■ Exercise goal:
Go through the material and pull out every line with the string "draws" in it.

■ Task material:
* Start *
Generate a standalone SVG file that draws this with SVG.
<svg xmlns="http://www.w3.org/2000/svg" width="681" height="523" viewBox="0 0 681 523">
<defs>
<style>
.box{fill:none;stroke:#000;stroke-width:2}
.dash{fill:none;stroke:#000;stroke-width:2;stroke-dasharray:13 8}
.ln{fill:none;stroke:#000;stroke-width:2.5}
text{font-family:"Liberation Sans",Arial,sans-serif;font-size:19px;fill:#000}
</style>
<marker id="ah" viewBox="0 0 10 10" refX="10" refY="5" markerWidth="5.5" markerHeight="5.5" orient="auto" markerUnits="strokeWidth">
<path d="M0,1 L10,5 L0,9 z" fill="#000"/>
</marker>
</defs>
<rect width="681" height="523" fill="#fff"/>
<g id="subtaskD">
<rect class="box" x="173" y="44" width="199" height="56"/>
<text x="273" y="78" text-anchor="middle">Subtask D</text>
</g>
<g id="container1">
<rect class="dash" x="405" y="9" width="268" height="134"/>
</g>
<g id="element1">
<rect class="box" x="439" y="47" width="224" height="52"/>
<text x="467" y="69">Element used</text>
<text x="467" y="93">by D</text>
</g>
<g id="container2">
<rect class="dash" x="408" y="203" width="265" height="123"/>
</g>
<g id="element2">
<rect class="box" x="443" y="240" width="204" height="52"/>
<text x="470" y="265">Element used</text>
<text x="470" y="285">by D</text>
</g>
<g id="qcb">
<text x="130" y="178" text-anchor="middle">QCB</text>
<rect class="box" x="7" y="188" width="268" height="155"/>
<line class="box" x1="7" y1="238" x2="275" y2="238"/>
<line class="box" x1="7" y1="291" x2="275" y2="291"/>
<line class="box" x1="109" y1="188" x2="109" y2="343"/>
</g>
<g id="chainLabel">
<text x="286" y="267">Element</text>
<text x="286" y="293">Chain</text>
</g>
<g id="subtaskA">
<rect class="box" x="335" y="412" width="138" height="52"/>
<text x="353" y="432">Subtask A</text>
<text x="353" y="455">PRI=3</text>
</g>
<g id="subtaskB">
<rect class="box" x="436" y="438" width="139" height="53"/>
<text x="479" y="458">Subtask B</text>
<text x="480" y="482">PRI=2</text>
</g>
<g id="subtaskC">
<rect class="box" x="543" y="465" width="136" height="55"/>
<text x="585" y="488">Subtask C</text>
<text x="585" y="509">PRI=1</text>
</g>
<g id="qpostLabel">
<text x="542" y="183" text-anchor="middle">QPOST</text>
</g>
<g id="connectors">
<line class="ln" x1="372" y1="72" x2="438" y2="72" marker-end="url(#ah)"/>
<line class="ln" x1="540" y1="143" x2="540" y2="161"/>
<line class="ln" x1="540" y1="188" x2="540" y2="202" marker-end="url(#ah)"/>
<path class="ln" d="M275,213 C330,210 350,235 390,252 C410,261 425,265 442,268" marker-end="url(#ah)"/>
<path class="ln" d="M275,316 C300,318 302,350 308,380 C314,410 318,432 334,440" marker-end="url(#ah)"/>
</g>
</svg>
* End *
* Start *
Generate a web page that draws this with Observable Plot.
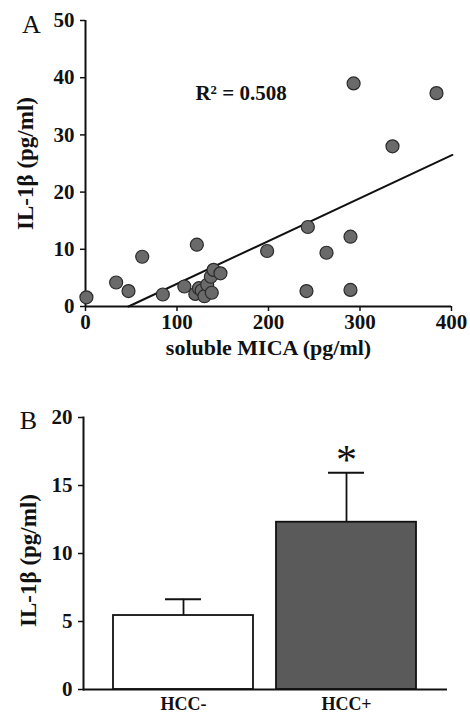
* End *
■ Exercise result:
Generate a standalone SVG file that draws this with SVG.
Generate a web page that draws this with Observable Plot.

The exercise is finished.